Investigate the Retina at the Microstructural Level
Capabilities of the new SPECTRALIS High Magnification Module
sponsored by Heidelberg Engineering
The SPECTRALIS® High Magnification Module (HMM) is designed to visualize significantly more microstructural detail of the ocular fundus than is possible with a standard SPECTRALIS lens. Far from being a simple digital zoom, the HMM capitalizes on the exceptional SPECTRALIS technology by sampling with particularly high density.
How? The non-invasive HMM makes optimal use of SPECTRALIS’ confocal scanning laser ophthalmoscopy (cSLO) technology by combining it with the selectivity of laser light to resolve retinal microstructures with a level of detail typically not available in a traditional clinical setting. Such detail could provide novel insights into the pathogenesis and progression of retinal diseases, thus helping ophthalmologists refine surgical and treatment regimens.
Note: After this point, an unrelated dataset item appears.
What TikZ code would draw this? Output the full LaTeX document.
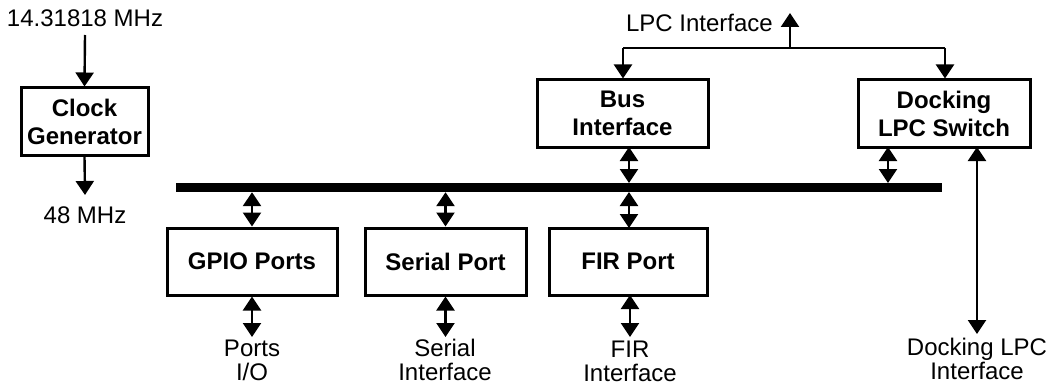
\documentclass[tikz,border=0pt]{standalone}
\usepackage{fontspec}
\setmainfont{Liberation Sans}
\usetikzlibrary{arrows.meta,calc}
\begin{document}
\begin{tikzpicture}[x=1pt,y=-1pt,
  box/.style={draw,line width=3pt,minimum height=67pt,inner sep=0pt,align=center,
    font=\fontsize{24}{28}\selectfont\bfseries},
  lbl/.style={inner sep=0pt,align=center,font=\fontsize{24}{24}\selectfont},
  tip/.style={line width=2.4pt,-{Triangle[width=18pt,length=14pt]}},
  dbl/.style={line width=2.4pt,{Triangle[width=18pt,length=14pt]}-{Triangle[width=18pt,length=14pt]}}]
\useasboundingbox (0,0) rectangle (1048,385);
% boxes
\node[box,minimum width=127pt] (clk) at (84.5,121.5) {Clock\\Generator};
\node[box,minimum width=171pt] (busif) at (622.5,113.5) {Bus\\Interface};
\node[box,minimum width=172pt] (dock) at (944,113.5) {Docking\\LPC Switch};
\node[box,minimum width=170pt] (gpio) at (252,261.5) {GPIO Ports};
\node[box,minimum width=161pt] (ser) at (445.5,261.5) {Serial Port};
\node[box,minimum width=158pt] (fir) at (628,261.5) {FIR Port};
% bus
\node[fill=black,minimum width=766pt,minimum height=9pt,inner sep=0pt] (bus) at (559,187.5) {};
% labels
\node[lbl] (mhz14) at (85,18) {14.31818 MHz};
\node[lbl] (mhz48) at (85,215) {48 MHz};
\node[lbl,anchor=east] (lpc) at (773,23) {LPC Interface};
\node[lbl] (ports) at (252,360) {Ports\\I/O};
\node[lbl] (serif) at (445,360) {Serial\\Interface};
\node[lbl] (firif) at (630,361) {FIR\\Interface};
\node[lbl] (dockif) at (977,359) {Docking LPC\\Interface};
% coordinates
\coordinate (lpcup) at (790,13);
\coordinate (lpcj) at (790,48);
\coordinate (lpcl) at (623,48);
\coordinate (lpcr) at (945,48);
% clock arrows
\draw[tip] (85,35) -- (clk.north);
\draw[tip] (clk.south) -- (85,195);
% LPC interface
\draw[tip] (lpcj) -- (lpcup);
\draw[line width=2.4pt] (lpcl) -- (lpcr);
\draw[tip] (lpcl) -- (lpcl |- busif.north);
\draw[tip] (lpcr) -- (lpcr |- dock.north);
% bus connections
\draw[dbl] (629,147) -- (629,183);
\draw[dbl] (888,147) -- (888,183);
\draw[dbl] (gpio.north |- bus.south) -- (gpio.north);
\draw[dbl] (ser.north |- bus.south) -- (ser.north);
\draw[dbl] (629,192) -- (629,228);
% outputs
\draw[dbl] (gpio.south) -- (252,337);
\draw[dbl] (ser.south) -- (445.5,337);
\draw[dbl] (630,295) -- (630,337);
\draw[dbl] (977,147) -- (977,334);
\end{tikzpicture}
\end{document}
The SPECTRALIS multimodal imaging platform offers the flexibility to identify a region of interest with the standard 30° field of view, the widefield 55° or the ultra-widefield 102° – and then magnify that region using the HMM to obtain high-resolution 8° x 8° infrared reflectance images. The magnification generates much denser scans of the region, presenting highly detailed information of ocular microstructures. The field of view of the HMM allows for closer investigation of the areas of interest while still being large enough to aid navigation and orientation.
Case study: Clinical applications in a multimodal context
Early adopters of this new technology are currently combining the HMM with more established imaging modalities to examine patients with ellipsoid zone disruption and outer retinal changes, early drusen and drusen-like deposits in the context of AMD, and pachychoroid disease, as well as for patients with nerve fiber bundle defects and for the assessment of retinal vessel walls. The HMM images reveal details of retinal microstructures that could remain unseen with most imaging modalities.
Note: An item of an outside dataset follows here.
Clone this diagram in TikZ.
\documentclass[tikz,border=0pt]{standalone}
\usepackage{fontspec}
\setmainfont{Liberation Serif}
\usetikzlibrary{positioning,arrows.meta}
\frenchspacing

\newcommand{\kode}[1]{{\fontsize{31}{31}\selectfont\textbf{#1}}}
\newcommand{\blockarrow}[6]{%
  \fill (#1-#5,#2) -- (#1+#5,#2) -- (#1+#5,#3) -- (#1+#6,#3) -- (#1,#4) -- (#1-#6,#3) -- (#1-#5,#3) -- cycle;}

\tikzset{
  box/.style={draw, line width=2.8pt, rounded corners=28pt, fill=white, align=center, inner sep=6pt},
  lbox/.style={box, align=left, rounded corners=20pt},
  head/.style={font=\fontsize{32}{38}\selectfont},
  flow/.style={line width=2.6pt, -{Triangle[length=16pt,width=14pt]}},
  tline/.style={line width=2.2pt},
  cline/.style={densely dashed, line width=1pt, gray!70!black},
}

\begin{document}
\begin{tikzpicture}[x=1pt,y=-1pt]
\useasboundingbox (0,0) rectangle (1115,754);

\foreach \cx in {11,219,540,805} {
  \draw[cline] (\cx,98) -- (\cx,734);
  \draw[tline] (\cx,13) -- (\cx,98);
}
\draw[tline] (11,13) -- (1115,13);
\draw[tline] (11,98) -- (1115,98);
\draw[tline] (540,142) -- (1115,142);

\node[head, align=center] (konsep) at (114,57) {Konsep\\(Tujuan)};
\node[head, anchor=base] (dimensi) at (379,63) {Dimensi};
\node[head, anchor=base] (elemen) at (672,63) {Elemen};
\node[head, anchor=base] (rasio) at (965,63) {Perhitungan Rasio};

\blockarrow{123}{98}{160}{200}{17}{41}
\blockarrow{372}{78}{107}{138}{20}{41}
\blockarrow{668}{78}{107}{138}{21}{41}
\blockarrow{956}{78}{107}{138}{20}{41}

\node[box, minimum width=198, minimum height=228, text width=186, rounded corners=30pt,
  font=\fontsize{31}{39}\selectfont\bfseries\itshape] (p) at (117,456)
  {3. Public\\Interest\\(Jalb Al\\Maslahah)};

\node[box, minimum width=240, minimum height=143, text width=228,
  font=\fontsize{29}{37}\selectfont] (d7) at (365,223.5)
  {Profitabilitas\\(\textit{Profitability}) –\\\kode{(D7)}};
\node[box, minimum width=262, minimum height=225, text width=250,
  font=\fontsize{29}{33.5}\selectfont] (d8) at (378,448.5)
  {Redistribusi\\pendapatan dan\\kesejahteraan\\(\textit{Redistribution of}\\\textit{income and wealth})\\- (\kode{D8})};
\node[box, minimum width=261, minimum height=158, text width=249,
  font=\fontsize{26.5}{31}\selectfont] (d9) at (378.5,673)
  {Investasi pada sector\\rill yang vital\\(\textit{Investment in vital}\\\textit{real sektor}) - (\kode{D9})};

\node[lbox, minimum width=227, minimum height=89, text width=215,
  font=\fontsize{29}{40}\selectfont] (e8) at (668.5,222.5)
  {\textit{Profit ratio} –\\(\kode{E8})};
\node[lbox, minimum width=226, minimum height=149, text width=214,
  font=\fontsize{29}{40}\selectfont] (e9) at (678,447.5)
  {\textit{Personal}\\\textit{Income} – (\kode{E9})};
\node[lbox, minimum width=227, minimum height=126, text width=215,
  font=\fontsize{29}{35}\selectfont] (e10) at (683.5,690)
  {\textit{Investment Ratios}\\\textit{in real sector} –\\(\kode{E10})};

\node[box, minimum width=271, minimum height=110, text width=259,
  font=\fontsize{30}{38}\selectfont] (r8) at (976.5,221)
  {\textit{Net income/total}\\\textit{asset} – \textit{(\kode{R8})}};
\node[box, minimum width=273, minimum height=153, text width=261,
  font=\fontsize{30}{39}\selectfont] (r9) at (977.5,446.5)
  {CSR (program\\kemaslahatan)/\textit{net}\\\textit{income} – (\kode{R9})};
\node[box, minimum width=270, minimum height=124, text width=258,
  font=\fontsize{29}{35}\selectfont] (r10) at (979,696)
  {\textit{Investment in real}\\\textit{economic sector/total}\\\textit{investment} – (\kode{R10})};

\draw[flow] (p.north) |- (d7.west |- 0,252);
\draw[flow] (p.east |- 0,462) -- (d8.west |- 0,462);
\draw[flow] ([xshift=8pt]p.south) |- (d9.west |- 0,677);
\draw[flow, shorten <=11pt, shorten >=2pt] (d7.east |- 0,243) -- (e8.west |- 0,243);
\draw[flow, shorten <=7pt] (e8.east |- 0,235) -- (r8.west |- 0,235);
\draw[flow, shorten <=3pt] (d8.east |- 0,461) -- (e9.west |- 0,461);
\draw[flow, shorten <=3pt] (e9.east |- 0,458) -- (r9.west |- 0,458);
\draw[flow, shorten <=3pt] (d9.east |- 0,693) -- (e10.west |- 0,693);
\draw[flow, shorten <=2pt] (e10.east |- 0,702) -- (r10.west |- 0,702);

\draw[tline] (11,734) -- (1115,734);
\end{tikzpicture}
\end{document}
Giovanni Staurenghi, Professor of Ophthalmology at the University of Milan, Italy, said, “It’s promising to be able to obtain infrared fundus images with such a degree of magnification using our regular SPECTRALIS device. It seems like we are now seeing down to the photoreceptor level. We have just started using the High Magnification Module as part of our multimodal imaging approach and we are looking forward to exploring its full clinical value.”